-- begin --
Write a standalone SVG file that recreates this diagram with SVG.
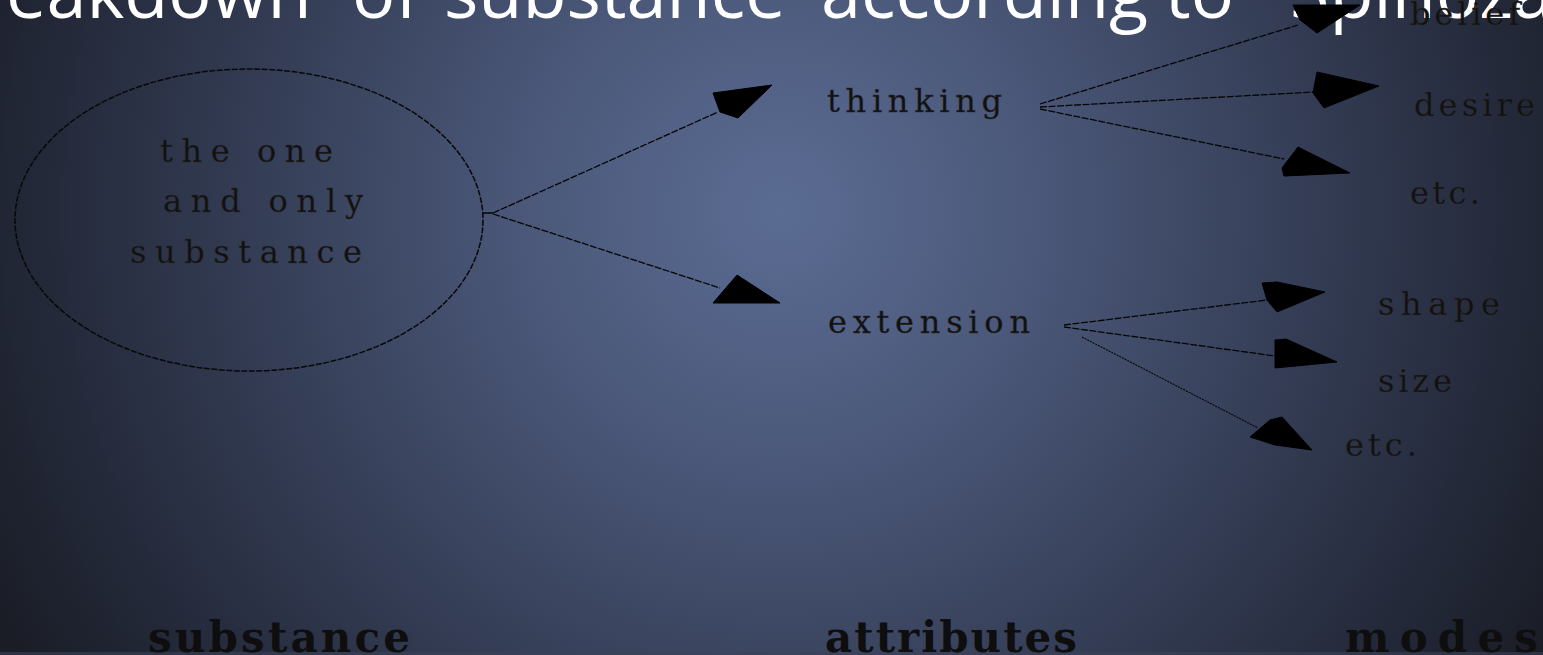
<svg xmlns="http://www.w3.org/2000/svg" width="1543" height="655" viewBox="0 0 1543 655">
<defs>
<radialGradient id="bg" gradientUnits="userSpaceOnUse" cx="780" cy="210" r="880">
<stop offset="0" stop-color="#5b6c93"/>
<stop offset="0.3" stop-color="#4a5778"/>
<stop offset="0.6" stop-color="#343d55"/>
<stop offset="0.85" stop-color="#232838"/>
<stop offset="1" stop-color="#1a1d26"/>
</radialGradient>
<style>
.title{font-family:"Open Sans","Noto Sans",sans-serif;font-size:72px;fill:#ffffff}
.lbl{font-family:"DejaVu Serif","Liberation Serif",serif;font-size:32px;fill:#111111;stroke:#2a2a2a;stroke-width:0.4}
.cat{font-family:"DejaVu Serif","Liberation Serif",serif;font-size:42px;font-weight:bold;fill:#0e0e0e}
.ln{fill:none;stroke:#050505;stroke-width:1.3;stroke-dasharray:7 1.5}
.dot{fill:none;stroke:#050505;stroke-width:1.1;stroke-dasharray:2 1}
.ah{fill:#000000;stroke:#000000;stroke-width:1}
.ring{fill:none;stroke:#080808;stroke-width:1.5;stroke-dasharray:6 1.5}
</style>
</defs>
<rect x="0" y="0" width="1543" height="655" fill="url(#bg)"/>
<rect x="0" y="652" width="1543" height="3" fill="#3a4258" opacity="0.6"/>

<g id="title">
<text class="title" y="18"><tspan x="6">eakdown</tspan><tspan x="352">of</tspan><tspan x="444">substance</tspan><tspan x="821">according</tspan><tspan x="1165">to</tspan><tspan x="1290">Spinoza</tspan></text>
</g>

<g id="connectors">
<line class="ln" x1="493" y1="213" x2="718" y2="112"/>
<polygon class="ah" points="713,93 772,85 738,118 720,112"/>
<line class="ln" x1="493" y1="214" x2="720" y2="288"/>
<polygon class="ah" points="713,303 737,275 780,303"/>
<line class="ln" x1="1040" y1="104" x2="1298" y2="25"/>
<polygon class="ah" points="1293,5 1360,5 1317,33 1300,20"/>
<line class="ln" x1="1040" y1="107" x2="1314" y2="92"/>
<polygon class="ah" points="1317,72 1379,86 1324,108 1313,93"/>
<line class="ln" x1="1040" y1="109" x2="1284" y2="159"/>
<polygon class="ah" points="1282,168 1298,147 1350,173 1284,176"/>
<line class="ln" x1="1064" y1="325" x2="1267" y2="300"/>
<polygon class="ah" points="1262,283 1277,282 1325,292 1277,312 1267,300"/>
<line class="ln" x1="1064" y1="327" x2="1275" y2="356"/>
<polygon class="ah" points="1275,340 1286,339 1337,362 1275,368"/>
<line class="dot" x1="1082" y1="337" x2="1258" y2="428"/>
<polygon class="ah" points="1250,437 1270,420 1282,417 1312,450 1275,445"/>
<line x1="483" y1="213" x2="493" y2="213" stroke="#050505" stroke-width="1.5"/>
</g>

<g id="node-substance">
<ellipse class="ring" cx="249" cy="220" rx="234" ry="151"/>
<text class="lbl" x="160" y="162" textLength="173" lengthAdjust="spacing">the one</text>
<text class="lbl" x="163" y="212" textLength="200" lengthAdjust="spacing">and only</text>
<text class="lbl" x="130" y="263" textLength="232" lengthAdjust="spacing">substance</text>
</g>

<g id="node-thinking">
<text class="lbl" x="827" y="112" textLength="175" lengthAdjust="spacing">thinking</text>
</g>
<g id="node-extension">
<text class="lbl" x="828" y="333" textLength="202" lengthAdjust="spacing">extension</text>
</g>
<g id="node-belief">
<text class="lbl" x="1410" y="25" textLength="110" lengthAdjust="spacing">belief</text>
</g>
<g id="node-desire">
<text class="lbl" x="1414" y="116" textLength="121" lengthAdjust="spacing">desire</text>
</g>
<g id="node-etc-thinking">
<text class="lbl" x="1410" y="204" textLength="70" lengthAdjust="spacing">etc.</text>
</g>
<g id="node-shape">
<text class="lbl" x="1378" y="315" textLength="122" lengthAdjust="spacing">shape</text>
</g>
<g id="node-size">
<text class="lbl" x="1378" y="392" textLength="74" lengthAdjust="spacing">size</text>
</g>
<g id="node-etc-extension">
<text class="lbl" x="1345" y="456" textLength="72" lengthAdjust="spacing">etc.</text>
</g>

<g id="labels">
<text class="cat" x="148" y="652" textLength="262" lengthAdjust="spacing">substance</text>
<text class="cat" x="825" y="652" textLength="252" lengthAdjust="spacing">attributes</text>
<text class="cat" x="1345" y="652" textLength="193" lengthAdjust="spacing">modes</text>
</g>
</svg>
-- end --
TASK TO COMPLETE: Transcribe all the data word for word; the images stay out.

FULL OUTPUT:
Write a standalone SVG file that recreates this diagram with SVG.
<svg xmlns="http://www.w3.org/2000/svg" width="1543" height="655" viewBox="0 0 1543 655">
<defs>
<radialGradient id="bg" gradientUnits="userSpaceOnUse" cx="780" cy="210" r="880">
<stop offset="0" stop-color="#5b6c93"/>
<stop offset="0.3" stop-color="#4a5778"/>
<stop offset="0.6" stop-color="#343d55"/>
<stop offset="0.85" stop-color="#232838"/>
<stop offset="1" stop-color="#1a1d26"/>
</radialGradient>
<style>
.title{font-family:"Open Sans","Noto Sans",sans-serif;font-size:72px;fill:#ffffff}
.lbl{font-family:"DejaVu Serif","Liberation Serif",serif;font-size:32px;fill:#111111;stroke:#2a2a2a;stroke-width:0.4}
.cat{font-family:"DejaVu Serif","Liberation Serif",serif;font-size:42px;font-weight:bold;fill:#0e0e0e}
.ln{fill:none;stroke:#050505;stroke-width:1.3;stroke-dasharray:7 1.5}
.dot{fill:none;stroke:#050505;stroke-width:1.1;stroke-dasharray:2 1}
.ah{fill:#000000;stroke:#000000;stroke-width:1}
.ring{fill:none;stroke:#080808;stroke-width:1.5;stroke-dasharray:6 1.5}
</style>
</defs>
<rect x="0" y="0" width="1543" height="655" fill="url(#bg)"/>
<rect x="0" y="652" width="1543" height="3" fill="#3a4258" opacity="0.6"/>

<g id="title">
<text class="title" y="18"><tspan x="6">eakdown</tspan><tspan x="352">of</tspan><tspan x="444">substance</tspan><tspan x="821">according</tspan><tspan x="1165">to</tspan><tspan x="1290">Spinoza</tspan></text>
</g>

<g id="connectors">
<line class="ln" x1="493" y1="213" x2="718" y2="112"/>
<polygon class="ah" points="713,93 772,85 738,118 720,112"/>
<line class="ln" x1="493" y1="214" x2="720" y2="288"/>
<polygon class="ah" points="713,303 737,275 780,303"/>
<line class="ln" x1="1040" y1="104" x2="1298" y2="25"/>
<polygon class="ah" points="1293,5 1360,5 1317,33 1300,20"/>
<line class="ln" x1="1040" y1="107" x2="1314" y2="92"/>
<polygon class="ah" points="1317,72 1379,86 1324,108 1313,93"/>
<line class="ln" x1="1040" y1="109" x2="1284" y2="159"/>
<polygon class="ah" points="1282,168 1298,147 1350,173 1284,176"/>
<line class="ln" x1="1064" y1="325" x2="1267" y2="300"/>
<polygon class="ah" points="1262,283 1277,282 1325,292 1277,312 1267,300"/>
<line class="ln" x1="1064" y1="327" x2="1275" y2="356"/>
<polygon class="ah" points="1275,340 1286,339 1337,362 1275,368"/>
<line class="dot" x1="1082" y1="337" x2="1258" y2="428"/>
<polygon class="ah" points="1250,437 1270,420 1282,417 1312,450 1275,445"/>
<line x1="483" y1="213" x2="493" y2="213" stroke="#050505" stroke-width="1.5"/>
</g>

<g id="node-substance">
<ellipse class="ring" cx="249" cy="220" rx="234" ry="151"/>
<text class="lbl" x="160" y="162" textLength="173" lengthAdjust="spacing">the one</text>
<text class="lbl" x="163" y="212" textLength="200" lengthAdjust="spacing">and only</text>
<text class="lbl" x="130" y="263" textLength="232" lengthAdjust="spacing">substance</text>
</g>

<g id="node-thinking">
<text class="lbl" x="827" y="112" textLength="175" lengthAdjust="spacing">thinking</text>
</g>
<g id="node-extension">
<text class="lbl" x="828" y="333" textLength="202" lengthAdjust="spacing">extension</text>
</g>
<g id="node-belief">
<text class="lbl" x="1410" y="25" textLength="110" lengthAdjust="spacing">belief</text>
</g>
<g id="node-desire">
<text class="lbl" x="1414" y="116" textLength="121" lengthAdjust="spacing">desire</text>
</g>
<g id="node-etc-thinking">
<text class="lbl" x="1410" y="204" textLength="70" lengthAdjust="spacing">etc.</text>
</g>
<g id="node-shape">
<text class="lbl" x="1378" y="315" textLength="122" lengthAdjust="spacing">shape</text>
</g>
<g id="node-size">
<text class="lbl" x="1378" y="392" textLength="74" lengthAdjust="spacing">size</text>
</g>
<g id="node-etc-extension">
<text class="lbl" x="1345" y="456" textLength="72" lengthAdjust="spacing">etc.</text>
</g>

<g id="labels">
<text class="cat" x="148" y="652" textLength="262" lengthAdjust="spacing">substance</text>
<text class="cat" x="825" y="652" textLength="252" lengthAdjust="spacing">attributes</text>
<text class="cat" x="1345" y="652" textLength="193" lengthAdjust="spacing">modes</text>
</g>
</svg>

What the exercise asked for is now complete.